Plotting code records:
************

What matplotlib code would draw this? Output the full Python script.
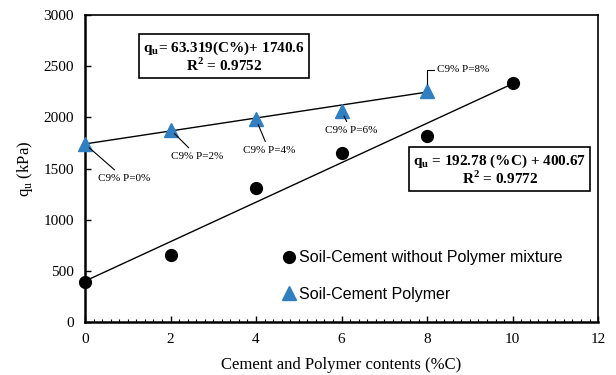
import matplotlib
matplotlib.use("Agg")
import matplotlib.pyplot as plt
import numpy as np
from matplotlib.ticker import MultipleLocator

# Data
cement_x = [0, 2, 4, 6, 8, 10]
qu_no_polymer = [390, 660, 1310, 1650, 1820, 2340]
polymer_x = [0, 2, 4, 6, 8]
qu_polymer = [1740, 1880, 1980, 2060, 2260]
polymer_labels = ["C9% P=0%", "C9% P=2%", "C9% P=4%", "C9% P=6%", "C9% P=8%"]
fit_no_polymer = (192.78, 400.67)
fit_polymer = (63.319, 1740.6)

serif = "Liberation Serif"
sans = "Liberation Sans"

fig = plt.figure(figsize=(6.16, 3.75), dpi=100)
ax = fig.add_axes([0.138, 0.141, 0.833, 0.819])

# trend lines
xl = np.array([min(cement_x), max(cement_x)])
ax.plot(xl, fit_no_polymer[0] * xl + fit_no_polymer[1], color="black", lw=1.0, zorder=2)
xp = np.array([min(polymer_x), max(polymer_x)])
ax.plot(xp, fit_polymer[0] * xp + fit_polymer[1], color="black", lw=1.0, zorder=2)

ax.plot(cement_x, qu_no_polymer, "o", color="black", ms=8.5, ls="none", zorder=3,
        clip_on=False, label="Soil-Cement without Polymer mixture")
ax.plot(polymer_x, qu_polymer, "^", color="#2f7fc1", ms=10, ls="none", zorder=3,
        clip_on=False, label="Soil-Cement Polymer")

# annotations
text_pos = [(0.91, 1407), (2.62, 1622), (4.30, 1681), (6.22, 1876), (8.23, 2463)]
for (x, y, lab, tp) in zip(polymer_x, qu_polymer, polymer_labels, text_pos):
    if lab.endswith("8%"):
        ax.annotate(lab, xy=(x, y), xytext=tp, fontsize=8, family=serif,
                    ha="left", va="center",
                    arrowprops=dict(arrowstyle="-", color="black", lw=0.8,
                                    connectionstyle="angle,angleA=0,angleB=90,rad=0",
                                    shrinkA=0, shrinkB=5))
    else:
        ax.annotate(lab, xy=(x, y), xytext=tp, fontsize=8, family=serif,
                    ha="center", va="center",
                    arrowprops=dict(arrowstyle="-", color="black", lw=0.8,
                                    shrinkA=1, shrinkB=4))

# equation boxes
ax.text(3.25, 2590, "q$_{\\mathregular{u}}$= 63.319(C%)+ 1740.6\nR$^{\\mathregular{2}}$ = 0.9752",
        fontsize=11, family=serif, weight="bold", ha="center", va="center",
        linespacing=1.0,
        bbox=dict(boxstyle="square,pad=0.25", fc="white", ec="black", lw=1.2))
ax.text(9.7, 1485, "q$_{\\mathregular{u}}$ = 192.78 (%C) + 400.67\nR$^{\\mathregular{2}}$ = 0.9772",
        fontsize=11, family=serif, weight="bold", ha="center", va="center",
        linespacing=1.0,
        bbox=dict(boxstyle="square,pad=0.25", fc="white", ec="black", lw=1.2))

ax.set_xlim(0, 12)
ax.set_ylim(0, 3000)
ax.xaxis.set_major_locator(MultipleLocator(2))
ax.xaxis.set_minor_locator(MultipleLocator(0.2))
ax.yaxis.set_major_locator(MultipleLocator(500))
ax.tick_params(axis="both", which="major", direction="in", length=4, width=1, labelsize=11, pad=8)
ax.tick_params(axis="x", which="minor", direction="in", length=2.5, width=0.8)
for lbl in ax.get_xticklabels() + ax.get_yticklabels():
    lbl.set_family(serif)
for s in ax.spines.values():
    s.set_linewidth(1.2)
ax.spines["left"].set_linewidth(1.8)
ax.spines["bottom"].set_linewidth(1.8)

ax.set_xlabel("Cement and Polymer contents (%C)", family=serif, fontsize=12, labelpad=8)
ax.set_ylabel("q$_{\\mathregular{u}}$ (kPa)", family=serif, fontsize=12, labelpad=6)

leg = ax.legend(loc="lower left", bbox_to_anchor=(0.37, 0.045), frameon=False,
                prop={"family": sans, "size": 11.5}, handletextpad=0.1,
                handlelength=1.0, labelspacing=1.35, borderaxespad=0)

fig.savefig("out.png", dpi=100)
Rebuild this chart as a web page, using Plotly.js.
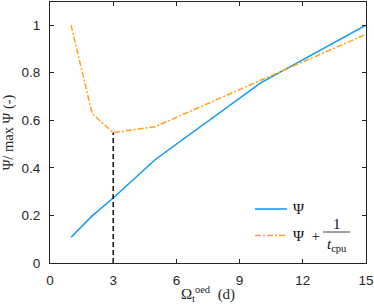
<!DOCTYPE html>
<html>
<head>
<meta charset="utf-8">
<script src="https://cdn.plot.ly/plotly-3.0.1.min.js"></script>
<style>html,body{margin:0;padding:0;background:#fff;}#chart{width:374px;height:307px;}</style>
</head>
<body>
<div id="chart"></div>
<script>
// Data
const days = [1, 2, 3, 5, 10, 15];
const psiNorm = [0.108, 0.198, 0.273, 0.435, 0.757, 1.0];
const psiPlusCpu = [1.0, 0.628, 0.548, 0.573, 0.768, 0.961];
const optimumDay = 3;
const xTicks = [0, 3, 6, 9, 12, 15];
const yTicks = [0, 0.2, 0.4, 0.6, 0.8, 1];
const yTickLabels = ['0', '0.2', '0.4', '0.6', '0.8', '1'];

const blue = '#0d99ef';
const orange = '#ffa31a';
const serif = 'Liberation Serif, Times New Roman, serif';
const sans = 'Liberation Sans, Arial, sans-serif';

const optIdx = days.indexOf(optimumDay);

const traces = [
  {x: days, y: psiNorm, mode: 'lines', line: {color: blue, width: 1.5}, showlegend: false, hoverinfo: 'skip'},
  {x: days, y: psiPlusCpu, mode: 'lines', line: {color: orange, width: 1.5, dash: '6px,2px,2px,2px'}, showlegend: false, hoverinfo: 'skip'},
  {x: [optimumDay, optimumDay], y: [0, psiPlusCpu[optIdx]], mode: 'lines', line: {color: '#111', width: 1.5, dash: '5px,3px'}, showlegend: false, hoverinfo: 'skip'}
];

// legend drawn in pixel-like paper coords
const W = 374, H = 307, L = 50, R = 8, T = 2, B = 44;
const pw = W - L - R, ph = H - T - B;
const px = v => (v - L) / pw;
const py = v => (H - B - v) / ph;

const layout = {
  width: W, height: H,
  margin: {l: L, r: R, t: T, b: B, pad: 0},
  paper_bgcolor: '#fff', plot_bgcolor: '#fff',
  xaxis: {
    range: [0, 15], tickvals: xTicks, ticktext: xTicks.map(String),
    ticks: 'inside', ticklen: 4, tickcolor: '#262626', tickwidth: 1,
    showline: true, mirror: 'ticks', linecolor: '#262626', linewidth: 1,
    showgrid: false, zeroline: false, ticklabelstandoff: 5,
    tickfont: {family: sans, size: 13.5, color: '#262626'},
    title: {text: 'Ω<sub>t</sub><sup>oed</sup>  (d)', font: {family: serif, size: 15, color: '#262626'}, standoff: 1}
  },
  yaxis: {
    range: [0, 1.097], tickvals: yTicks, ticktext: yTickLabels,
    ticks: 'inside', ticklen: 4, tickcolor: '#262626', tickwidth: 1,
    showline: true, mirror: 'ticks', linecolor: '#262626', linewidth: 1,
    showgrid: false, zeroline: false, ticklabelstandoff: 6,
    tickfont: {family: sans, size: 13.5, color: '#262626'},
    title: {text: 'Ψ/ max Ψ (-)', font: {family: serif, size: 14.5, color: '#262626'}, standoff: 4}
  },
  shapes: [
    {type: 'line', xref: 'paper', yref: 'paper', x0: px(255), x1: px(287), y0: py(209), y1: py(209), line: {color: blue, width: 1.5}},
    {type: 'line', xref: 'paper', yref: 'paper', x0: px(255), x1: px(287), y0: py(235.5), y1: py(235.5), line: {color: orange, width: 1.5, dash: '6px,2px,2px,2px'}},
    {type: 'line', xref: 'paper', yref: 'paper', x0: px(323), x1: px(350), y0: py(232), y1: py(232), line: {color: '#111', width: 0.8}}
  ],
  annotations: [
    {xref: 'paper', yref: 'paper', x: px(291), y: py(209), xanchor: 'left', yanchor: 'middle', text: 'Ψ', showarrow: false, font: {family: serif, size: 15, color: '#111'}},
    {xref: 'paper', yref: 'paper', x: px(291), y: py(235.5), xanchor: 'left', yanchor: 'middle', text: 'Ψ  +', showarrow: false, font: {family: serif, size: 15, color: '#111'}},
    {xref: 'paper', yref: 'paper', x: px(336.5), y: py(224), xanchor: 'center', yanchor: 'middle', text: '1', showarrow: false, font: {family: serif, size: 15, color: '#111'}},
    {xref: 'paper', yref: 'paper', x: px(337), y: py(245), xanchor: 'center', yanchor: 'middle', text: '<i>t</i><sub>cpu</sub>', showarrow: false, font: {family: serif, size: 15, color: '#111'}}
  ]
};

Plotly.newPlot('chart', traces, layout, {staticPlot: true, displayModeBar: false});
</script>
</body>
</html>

************

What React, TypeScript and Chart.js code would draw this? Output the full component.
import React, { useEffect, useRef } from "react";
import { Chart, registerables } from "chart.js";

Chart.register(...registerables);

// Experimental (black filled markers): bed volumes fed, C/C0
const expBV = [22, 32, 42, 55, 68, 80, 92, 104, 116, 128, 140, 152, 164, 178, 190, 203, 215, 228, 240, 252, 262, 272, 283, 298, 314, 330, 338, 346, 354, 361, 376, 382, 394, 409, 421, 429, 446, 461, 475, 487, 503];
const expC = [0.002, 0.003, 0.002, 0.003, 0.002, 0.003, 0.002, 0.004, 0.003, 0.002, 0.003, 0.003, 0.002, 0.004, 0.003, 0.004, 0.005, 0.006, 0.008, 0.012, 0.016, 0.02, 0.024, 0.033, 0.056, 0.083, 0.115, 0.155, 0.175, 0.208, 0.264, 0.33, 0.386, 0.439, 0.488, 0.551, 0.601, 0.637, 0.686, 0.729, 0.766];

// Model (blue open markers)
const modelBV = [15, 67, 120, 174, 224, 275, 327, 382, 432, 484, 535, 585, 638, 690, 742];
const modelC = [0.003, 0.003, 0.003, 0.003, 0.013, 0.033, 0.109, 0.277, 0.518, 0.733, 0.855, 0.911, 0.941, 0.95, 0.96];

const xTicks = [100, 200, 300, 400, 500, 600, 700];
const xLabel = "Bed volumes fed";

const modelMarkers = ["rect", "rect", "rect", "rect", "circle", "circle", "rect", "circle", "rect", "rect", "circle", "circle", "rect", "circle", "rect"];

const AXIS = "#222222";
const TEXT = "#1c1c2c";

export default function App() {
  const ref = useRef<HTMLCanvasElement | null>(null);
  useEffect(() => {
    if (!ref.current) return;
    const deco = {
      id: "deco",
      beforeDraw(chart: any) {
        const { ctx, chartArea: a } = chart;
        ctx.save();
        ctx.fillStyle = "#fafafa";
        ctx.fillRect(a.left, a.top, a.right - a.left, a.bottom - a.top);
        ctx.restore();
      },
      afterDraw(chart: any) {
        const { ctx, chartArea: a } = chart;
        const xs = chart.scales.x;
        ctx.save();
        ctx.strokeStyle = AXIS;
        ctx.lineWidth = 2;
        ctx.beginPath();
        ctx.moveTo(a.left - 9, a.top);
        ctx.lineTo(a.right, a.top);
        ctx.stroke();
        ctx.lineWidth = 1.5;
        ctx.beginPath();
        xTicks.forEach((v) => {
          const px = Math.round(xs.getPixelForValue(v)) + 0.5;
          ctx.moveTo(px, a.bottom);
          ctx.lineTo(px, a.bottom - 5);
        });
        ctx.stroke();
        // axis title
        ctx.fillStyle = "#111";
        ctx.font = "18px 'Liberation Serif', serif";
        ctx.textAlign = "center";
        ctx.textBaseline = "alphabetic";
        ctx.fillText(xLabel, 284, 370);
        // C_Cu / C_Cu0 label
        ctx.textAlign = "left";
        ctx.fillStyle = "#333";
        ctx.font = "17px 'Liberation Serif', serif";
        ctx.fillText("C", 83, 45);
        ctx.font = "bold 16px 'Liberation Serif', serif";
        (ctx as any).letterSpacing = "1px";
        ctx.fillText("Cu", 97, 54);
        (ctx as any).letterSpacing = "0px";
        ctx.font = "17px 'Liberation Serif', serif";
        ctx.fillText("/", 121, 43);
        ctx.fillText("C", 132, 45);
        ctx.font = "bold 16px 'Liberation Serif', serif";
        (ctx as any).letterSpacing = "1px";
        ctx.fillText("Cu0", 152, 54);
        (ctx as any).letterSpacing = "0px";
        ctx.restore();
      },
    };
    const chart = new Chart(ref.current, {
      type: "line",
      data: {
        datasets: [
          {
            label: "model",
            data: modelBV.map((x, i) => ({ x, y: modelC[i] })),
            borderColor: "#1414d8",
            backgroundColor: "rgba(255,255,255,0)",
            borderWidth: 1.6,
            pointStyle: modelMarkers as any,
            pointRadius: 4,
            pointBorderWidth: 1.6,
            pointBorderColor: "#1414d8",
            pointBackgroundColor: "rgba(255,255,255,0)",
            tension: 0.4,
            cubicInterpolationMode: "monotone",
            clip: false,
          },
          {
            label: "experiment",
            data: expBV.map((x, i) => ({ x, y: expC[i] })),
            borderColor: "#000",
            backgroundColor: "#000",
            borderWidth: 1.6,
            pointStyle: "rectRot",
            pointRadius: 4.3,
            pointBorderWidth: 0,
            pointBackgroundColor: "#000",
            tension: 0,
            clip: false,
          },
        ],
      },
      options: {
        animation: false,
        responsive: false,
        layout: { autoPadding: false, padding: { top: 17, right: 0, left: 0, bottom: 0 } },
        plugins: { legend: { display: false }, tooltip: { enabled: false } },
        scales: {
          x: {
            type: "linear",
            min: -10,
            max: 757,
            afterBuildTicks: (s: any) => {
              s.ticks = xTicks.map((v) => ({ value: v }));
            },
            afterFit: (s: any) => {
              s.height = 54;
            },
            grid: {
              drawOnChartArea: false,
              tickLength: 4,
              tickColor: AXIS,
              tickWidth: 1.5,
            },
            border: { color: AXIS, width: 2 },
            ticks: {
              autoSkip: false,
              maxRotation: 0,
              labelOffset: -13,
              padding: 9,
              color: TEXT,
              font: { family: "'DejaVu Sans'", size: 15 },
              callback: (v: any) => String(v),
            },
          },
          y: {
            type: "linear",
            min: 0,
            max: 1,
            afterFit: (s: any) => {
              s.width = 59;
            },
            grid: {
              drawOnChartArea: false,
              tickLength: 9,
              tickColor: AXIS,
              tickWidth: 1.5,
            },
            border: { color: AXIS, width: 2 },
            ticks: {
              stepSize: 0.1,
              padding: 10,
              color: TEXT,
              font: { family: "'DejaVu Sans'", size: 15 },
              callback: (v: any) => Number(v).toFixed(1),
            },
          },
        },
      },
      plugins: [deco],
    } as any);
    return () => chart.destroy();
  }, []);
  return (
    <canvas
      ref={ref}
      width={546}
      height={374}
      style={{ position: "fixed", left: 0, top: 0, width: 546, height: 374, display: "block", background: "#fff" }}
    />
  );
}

************

Objective: Leave out the pictures and quote exactly the lines from the one where "What matplotlib code" appears to the one where "fit_polymer = (63.319, 1740.6)" appears, both ends counted.

The reply:
What matplotlib code would draw this? Output the full Python script.
import matplotlib
matplotlib.use("Agg")
import matplotlib.pyplot as plt
import numpy as np
from matplotlib.ticker import MultipleLocator

# Data
cement_x = [0, 2, 4, 6, 8, 10]
qu_no_polymer = [390, 660, 1310, 1650, 1820, 2340]
polymer_x = [0, 2, 4, 6, 8]
qu_polymer = [1740, 1880, 1980, 2060, 2260]
polymer_labels = ["C9% P=0%", "C9% P=2%", "C9% P=4%", "C9% P=6%", "C9% P=8%"]
fit_no_polymer = (192.78, 400.67)
fit_polymer = (63.319, 1740.6)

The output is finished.